___ STORED DATA ___
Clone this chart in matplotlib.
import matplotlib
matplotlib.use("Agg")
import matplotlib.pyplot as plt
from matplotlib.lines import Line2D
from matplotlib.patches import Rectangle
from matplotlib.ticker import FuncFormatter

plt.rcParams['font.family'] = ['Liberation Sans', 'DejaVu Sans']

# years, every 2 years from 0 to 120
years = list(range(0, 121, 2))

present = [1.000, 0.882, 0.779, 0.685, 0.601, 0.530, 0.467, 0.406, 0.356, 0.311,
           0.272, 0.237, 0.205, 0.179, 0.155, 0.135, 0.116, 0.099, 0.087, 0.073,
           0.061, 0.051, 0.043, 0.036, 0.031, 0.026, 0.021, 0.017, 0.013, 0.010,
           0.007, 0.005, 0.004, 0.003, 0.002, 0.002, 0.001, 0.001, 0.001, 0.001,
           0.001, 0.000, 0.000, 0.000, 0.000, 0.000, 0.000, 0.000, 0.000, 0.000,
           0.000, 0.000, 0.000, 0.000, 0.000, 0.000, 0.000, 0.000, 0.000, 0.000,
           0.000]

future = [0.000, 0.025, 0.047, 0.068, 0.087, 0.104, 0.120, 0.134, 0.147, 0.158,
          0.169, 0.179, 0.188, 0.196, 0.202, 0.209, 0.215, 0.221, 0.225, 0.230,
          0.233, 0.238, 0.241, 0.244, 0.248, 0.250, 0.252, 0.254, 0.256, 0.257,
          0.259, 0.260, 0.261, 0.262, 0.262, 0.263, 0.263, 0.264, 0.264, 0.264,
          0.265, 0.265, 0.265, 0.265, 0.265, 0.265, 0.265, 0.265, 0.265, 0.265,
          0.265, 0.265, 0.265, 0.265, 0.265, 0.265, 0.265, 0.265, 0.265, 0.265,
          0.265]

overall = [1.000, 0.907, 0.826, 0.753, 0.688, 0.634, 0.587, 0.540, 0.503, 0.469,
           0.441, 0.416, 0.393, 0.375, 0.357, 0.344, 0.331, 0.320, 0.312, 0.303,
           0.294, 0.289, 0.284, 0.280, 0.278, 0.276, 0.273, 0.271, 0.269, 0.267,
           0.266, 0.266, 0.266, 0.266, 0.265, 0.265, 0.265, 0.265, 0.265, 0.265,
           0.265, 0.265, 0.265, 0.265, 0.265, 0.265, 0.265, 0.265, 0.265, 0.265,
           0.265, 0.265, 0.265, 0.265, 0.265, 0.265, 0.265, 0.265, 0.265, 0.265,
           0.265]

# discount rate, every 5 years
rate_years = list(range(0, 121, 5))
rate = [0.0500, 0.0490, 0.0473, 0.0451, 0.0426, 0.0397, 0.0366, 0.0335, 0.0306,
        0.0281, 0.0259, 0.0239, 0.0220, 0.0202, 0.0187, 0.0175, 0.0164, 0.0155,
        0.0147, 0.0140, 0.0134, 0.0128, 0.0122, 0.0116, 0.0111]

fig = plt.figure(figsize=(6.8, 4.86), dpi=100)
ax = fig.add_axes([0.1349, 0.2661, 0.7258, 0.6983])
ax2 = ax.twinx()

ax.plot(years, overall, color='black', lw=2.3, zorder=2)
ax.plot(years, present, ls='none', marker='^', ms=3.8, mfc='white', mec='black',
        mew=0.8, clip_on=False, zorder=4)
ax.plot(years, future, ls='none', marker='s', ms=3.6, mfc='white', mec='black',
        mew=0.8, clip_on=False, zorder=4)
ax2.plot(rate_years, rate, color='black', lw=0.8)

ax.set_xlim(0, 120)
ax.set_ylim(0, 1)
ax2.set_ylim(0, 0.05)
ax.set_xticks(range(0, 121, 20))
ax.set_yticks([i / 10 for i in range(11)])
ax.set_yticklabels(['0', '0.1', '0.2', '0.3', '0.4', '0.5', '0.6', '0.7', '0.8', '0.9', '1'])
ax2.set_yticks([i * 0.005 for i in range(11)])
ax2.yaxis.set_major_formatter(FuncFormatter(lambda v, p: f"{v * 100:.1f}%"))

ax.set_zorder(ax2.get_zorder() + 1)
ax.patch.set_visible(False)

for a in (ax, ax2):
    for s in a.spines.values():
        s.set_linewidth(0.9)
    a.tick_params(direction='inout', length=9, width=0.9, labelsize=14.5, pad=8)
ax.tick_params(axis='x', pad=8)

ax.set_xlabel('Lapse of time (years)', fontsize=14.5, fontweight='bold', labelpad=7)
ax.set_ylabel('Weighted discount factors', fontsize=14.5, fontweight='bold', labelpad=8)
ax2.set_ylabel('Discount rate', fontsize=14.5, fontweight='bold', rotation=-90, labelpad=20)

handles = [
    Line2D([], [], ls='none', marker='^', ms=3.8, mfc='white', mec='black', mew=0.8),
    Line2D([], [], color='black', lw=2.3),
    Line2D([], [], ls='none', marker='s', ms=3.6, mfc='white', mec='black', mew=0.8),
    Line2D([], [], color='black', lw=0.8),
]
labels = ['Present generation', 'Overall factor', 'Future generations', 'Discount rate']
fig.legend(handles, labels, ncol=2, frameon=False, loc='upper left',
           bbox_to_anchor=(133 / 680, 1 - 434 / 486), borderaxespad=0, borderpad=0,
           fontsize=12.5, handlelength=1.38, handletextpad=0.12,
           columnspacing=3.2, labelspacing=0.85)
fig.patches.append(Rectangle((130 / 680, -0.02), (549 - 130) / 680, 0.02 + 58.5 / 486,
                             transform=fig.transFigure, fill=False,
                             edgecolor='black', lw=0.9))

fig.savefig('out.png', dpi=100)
___
## [TASK DETAILS]
Retype the data exactly as given.

## [SOLUTION FOR THIS PROBLEM]
Clone this chart in matplotlib.
import matplotlib
matplotlib.use("Agg")
import matplotlib.pyplot as plt
from matplotlib.lines import Line2D
from matplotlib.patches import Rectangle
from matplotlib.ticker import FuncFormatter

plt.rcParams['font.family'] = ['Liberation Sans', 'DejaVu Sans']

# years, every 2 years from 0 to 120
years = list(range(0, 121, 2))

present = [1.000, 0.882, 0.779, 0.685, 0.601, 0.530, 0.467, 0.406, 0.356, 0.311,
           0.272, 0.237, 0.205, 0.179, 0.155, 0.135, 0.116, 0.099, 0.087, 0.073,
           0.061, 0.051, 0.043, 0.036, 0.031, 0.026, 0.021, 0.017, 0.013, 0.010,
           0.007, 0.005, 0.004, 0.003, 0.002, 0.002, 0.001, 0.001, 0.001, 0.001,
           0.001, 0.000, 0.000, 0.000, 0.000, 0.000, 0.000, 0.000, 0.000, 0.000,
           0.000, 0.000, 0.000, 0.000, 0.000, 0.000, 0.000, 0.000, 0.000, 0.000,
           0.000]

future = [0.000, 0.025, 0.047, 0.068, 0.087, 0.104, 0.120, 0.134, 0.147, 0.158,
          0.169, 0.179, 0.188, 0.196, 0.202, 0.209, 0.215, 0.221, 0.225, 0.230,
          0.233, 0.238, 0.241, 0.244, 0.248, 0.250, 0.252, 0.254, 0.256, 0.257,
          0.259, 0.260, 0.261, 0.262, 0.262, 0.263, 0.263, 0.264, 0.264, 0.264,
          0.265, 0.265, 0.265, 0.265, 0.265, 0.265, 0.265, 0.265, 0.265, 0.265,
          0.265, 0.265, 0.265, 0.265, 0.265, 0.265, 0.265, 0.265, 0.265, 0.265,
          0.265]

overall = [1.000, 0.907, 0.826, 0.753, 0.688, 0.634, 0.587, 0.540, 0.503, 0.469,
           0.441, 0.416, 0.393, 0.375, 0.357, 0.344, 0.331, 0.320, 0.312, 0.303,
           0.294, 0.289, 0.284, 0.280, 0.278, 0.276, 0.273, 0.271, 0.269, 0.267,
           0.266, 0.266, 0.266, 0.266, 0.265, 0.265, 0.265, 0.265, 0.265, 0.265,
           0.265, 0.265, 0.265, 0.265, 0.265, 0.265, 0.265, 0.265, 0.265, 0.265,
           0.265, 0.265, 0.265, 0.265, 0.265, 0.265, 0.265, 0.265, 0.265, 0.265,
           0.265]

# discount rate, every 5 years
rate_years = list(range(0, 121, 5))
rate = [0.0500, 0.0490, 0.0473, 0.0451, 0.0426, 0.0397, 0.0366, 0.0335, 0.0306,
        0.0281, 0.0259, 0.0239, 0.0220, 0.0202, 0.0187, 0.0175, 0.0164, 0.0155,
        0.0147, 0.0140, 0.0134, 0.0128, 0.0122, 0.0116, 0.0111]

fig = plt.figure(figsize=(6.8, 4.86), dpi=100)
ax = fig.add_axes([0.1349, 0.2661, 0.7258, 0.6983])
ax2 = ax.twinx()

ax.plot(years, overall, color='black', lw=2.3, zorder=2)
ax.plot(years, present, ls='none', marker='^', ms=3.8, mfc='white', mec='black',
        mew=0.8, clip_on=False, zorder=4)
ax.plot(years, future, ls='none', marker='s', ms=3.6, mfc='white', mec='black',
        mew=0.8, clip_on=False, zorder=4)
ax2.plot(rate_years, rate, color='black', lw=0.8)

ax.set_xlim(0, 120)
ax.set_ylim(0, 1)
ax2.set_ylim(0, 0.05)
ax.set_xticks(range(0, 121, 20))
ax.set_yticks([i / 10 for i in range(11)])
ax.set_yticklabels(['0', '0.1', '0.2', '0.3', '0.4', '0.5', '0.6', '0.7', '0.8', '0.9', '1'])
ax2.set_yticks([i * 0.005 for i in range(11)])
ax2.yaxis.set_major_formatter(FuncFormatter(lambda v, p: f"{v * 100:.1f}%"))

ax.set_zorder(ax2.get_zorder() + 1)
ax.patch.set_visible(False)

for a in (ax, ax2):
    for s in a.spines.values():
        s.set_linewidth(0.9)
    a.tick_params(direction='inout', length=9, width=0.9, labelsize=14.5, pad=8)
ax.tick_params(axis='x', pad=8)

ax.set_xlabel('Lapse of time (years)', fontsize=14.5, fontweight='bold', labelpad=7)
ax.set_ylabel('Weighted discount factors', fontsize=14.5, fontweight='bold', labelpad=8)
ax2.set_ylabel('Discount rate', fontsize=14.5, fontweight='bold', rotation=-90, labelpad=20)

handles = [
    Line2D([], [], ls='none', marker='^', ms=3.8, mfc='white', mec='black', mew=0.8),
    Line2D([], [], color='black', lw=2.3),
    Line2D([], [], ls='none', marker='s', ms=3.6, mfc='white', mec='black', mew=0.8),
    Line2D([], [], color='black', lw=0.8),
]
labels = ['Present generation', 'Overall factor', 'Future generations', 'Discount rate']
fig.legend(handles, labels, ncol=2, frameon=False, loc='upper left',
           bbox_to_anchor=(133 / 680, 1 - 434 / 486), borderaxespad=0, borderpad=0,
           fontsize=12.5, handlelength=1.38, handletextpad=0.12,
           columnspacing=3.2, labelspacing=0.85)
fig.patches.append(Rectangle((130 / 680, -0.02), (549 - 130) / 680, 0.02 + 58.5 / 486,
                             transform=fig.transFigure, fill=False,
                             edgecolor='black', lw=0.9))

fig.savefig('out.png', dpi=100)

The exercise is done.